We think the authors really hit their stride when they focus on the meta-work subjects and how to think about pulling those out of your team.
"Burnout isn't the absence of balance, but the absence of love."
Work is hard, the only way to do it sustainably is to have areas of work that you love. The number doesn't have to be that high - only around 20% and it's not a cure-all, because work is hard. BUT, if you love a good chunk of your work, you are most likely to be able to do it successfully and sustainably over time AND you avoid much of the downside like burnout and all of the healh-related issues that come along with it.
This chapter really spoke to me. I feel like I am most balanced in my life when I am professionally exhausted. I don't even need 40 hours a week to do that, but I need something interesting and challenging and difficult to work on with a sufficient degree of autonomy. If I don't have that in my professional life, I've found that my personal life suffers - even if I don't have that much on my plate.

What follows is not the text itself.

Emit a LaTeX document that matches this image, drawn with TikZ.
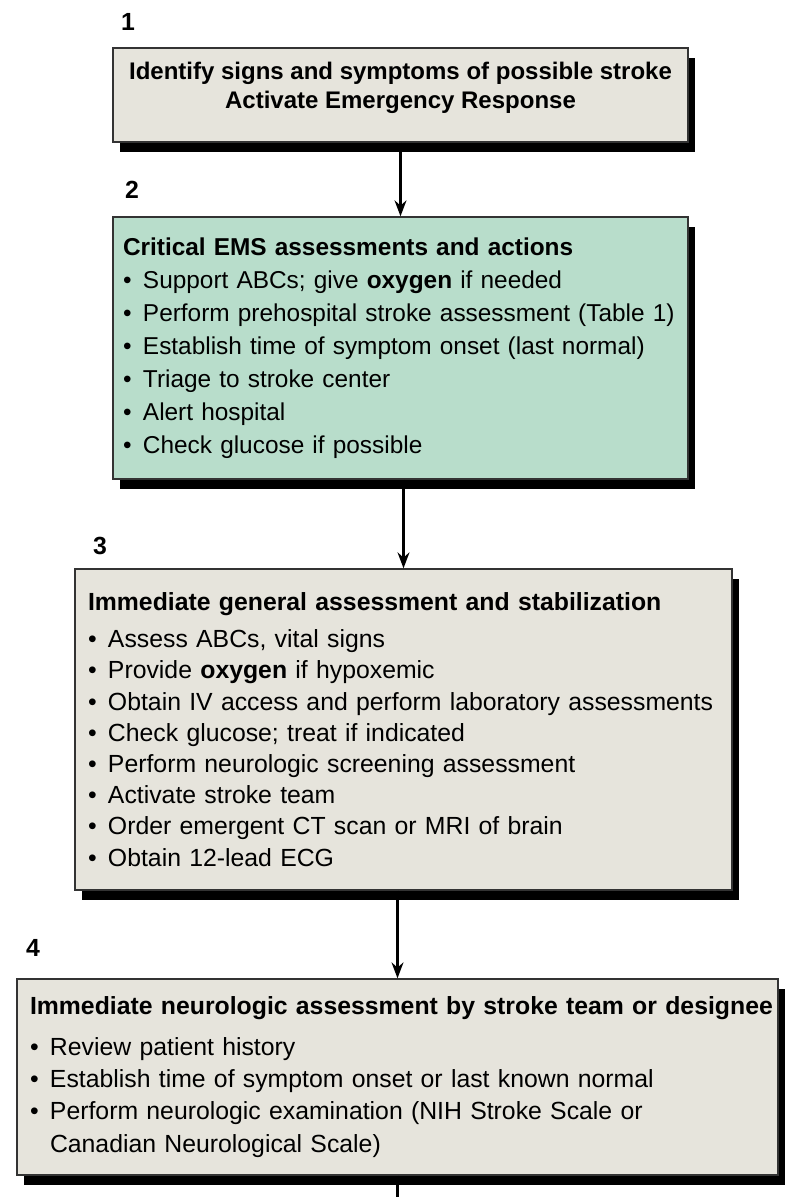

"This person didn’t find this work—she didn’t happen upon it, fully-formed and waiting for her. Instead, she made it. She took a generic job, with a generic job description, and then, within that job, she took her loves seriously, and gradually, little by little and a lot over time, she turned the best of her job into most of her job."
"She tweaked and tweaked the role until, in all the most important ways, it came to resemble her—it became an expression of her. You can do the same. "
This is very much tied to strengths, this idea of leaning in on those, expressing them, growing them. This is the key that unlocks professional love.
Autonomy/Mastery/Purpose - Dan Pink and Cal Newport talk a lot about this. They would argue following your passions is silly. The probability that you have a passion that you are born with, that is something you are good at, will love for your entire life, and is actually useful are slim. They argue you build passion over time by building strength.
Story about Miles the anesthesiologist and what he loves about work, other similar doctors loved a different aspect, but they all had roughly the same job.
"The world won’t do your weaving for you—it doesn’t care about your red threads. The only person who can stop and be attentive enough to identify these threads, and weave them intelligently into the fabric of your work, is you."